For SF WEEKLY: It’s been 15 years since the Sun Ra Arkestra last played San Francisco, and saxophonist Marshall Allen, the group’s bandleader, isn’t exactly sure how the group’s upcoming performance will go. He’s held rehearsals with core members of the Arkestra, and they’ve practiced their way through a vast repertory of songs, but surprise guests will surely turn up; they always do.
And while Allen likes to prepare, he likes the element of surprise even better. Unpredictability and improvisation are key elements of the cosmic philosophy and “Afrofuturism” style of jazz that the Arkestra has been crafting, under various names and with different lineups, since Sun Ra created the group in the mid-1950s. “I can plan everything but it may not go quite right, it may not work,” Allen, 89, said during a recent phone conversation. “We will feel the vibrations of the city, and whatever we feel is good for California, that’s what we will do.”

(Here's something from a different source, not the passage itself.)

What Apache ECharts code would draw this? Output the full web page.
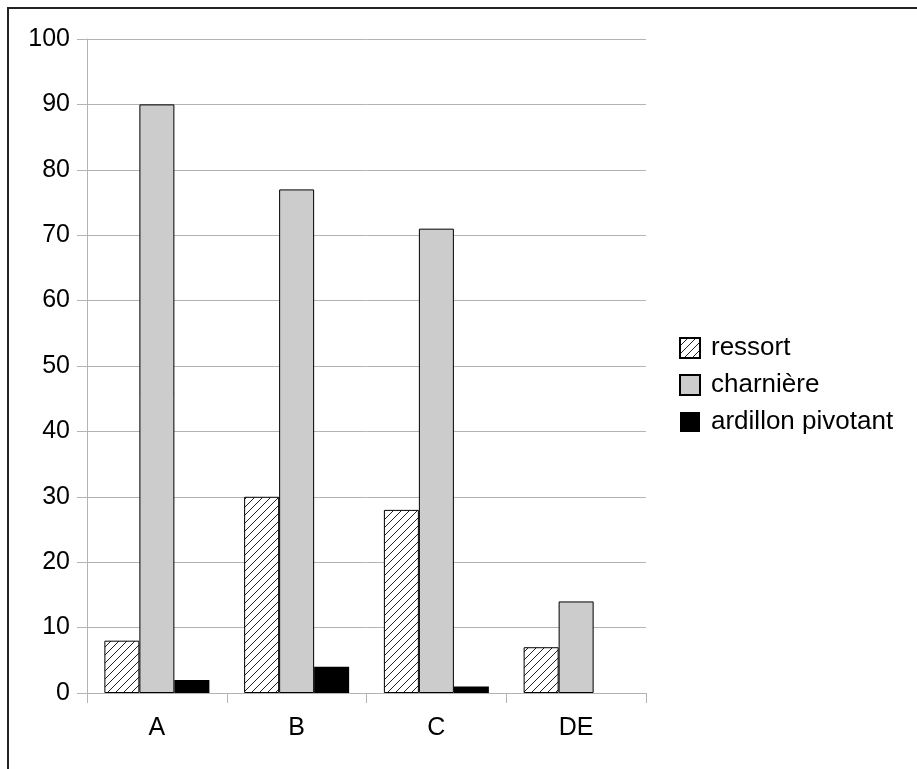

Sun Ra played many forms of jazz — swing and bebop — but he and the Arkestra are best known for experiments in free jazz. Sun Ra died in 1993, and Allen has led the group since 1995. Expect to see roughly 15 performers onstage at the San Francisco show. “Sun Ra would say there’s a thousand ways to play or attack a note,” Allen says. “People know what they have to do with Sun Ra’s band — it’s not what you know or what you can do, but what you can do on the day based on what we’re feeling.”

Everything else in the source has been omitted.